Raw records:
* * * * * * * * *

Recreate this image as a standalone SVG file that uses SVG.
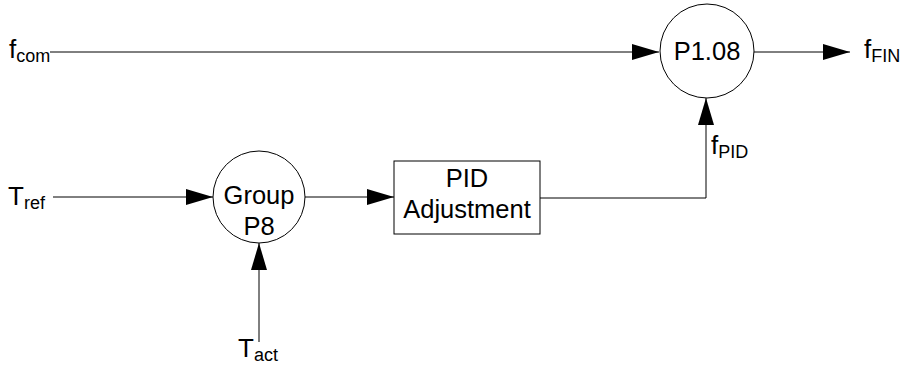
<svg xmlns="http://www.w3.org/2000/svg" width="900" height="367" viewBox="0 0 900 367">
<defs>
<style>
.ln{stroke:#000;stroke-width:1;fill:none}
.nd{stroke:#000;stroke-width:1;fill:#fff}
text{font-family:"Liberation Sans",Arial,sans-serif;fill:#000}
.big{font-size:25.5px}
.lb{font-size:26px}
.sub{font-size:18px}
</style>
<marker id="ah" markerUnits="userSpaceOnUse" markerWidth="28" markerHeight="17" refX="27" refY="8" orient="auto">
<path d="M0,0 L27,8 L0,16 z" fill="#000"/>
</marker>
</defs>
<g id="connectors">
<line class="ln" x1="50" y1="52" x2="659" y2="52" marker-end="url(#ah)"/>
<line class="ln" x1="754" y1="52" x2="850" y2="52" marker-end="url(#ah)"/>
<line class="ln" x1="53" y1="197" x2="213" y2="197" marker-end="url(#ah)"/>
<line class="ln" x1="305" y1="197" x2="394" y2="197" marker-end="url(#ah)"/>
<polyline class="ln" points="540,198 706,198 706,98" marker-end="url(#ah)"/>
<line class="ln" x1="259" y1="342" x2="259" y2="243" marker-end="url(#ah)"/>
</g>
<g id="n_p108">
<circle class="nd" cx="707" cy="51" r="47"/>
<text class="big" x="707" y="60" text-anchor="middle">P1.08</text>
</g>
<g id="n_group">
<circle class="nd" cx="259" cy="197" r="46"/>
<text class="big" x="259" y="204" text-anchor="middle">Group</text>
<text class="big" x="259" y="235" text-anchor="middle">P8</text>
</g>
<g id="n_pid">
<rect class="nd" x="394" y="161" width="146" height="73"/>
<text class="big" x="467" y="187" text-anchor="middle">PID</text>
<text class="big" x="467" y="218" text-anchor="middle">Adjustment</text>
</g>
<g id="l_fcom">
<text class="lb" x="9" y="58">f<tspan class="sub" dy="4">com</tspan></text>
</g>
<g id="l_ffin">
<text class="lb" x="864" y="58">f<tspan class="sub" dy="4">FIN</tspan></text>
</g>
<g id="l_tref">
<text class="lb" x="8" y="205">T<tspan class="sub" dy="4">ref</tspan></text>
</g>
<g id="l_tact">
<text class="lb" x="238" y="357">T<tspan class="sub" dy="4">act</tspan></text>
</g>
<g id="l_fpid">
<text class="lb" x="711" y="154">f<tspan class="sub" dy="4">PID</tspan></text>
</g>
</svg>
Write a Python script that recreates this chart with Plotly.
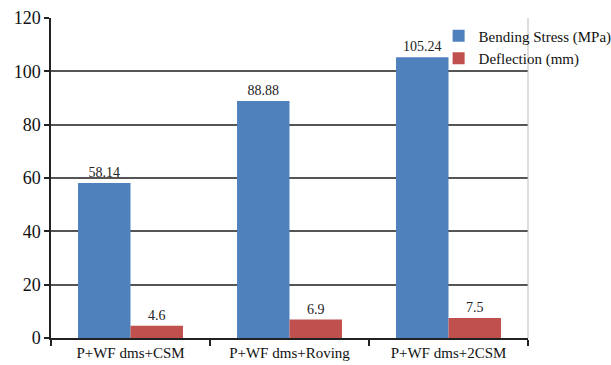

* * * * * * * * *

SET EXERCISE: Search the records above for "this". Copy each line where it is found.

REPLY:
Recreate this image as a standalone SVG file that uses SVG.
Write a Python script that recreates this chart with Plotly.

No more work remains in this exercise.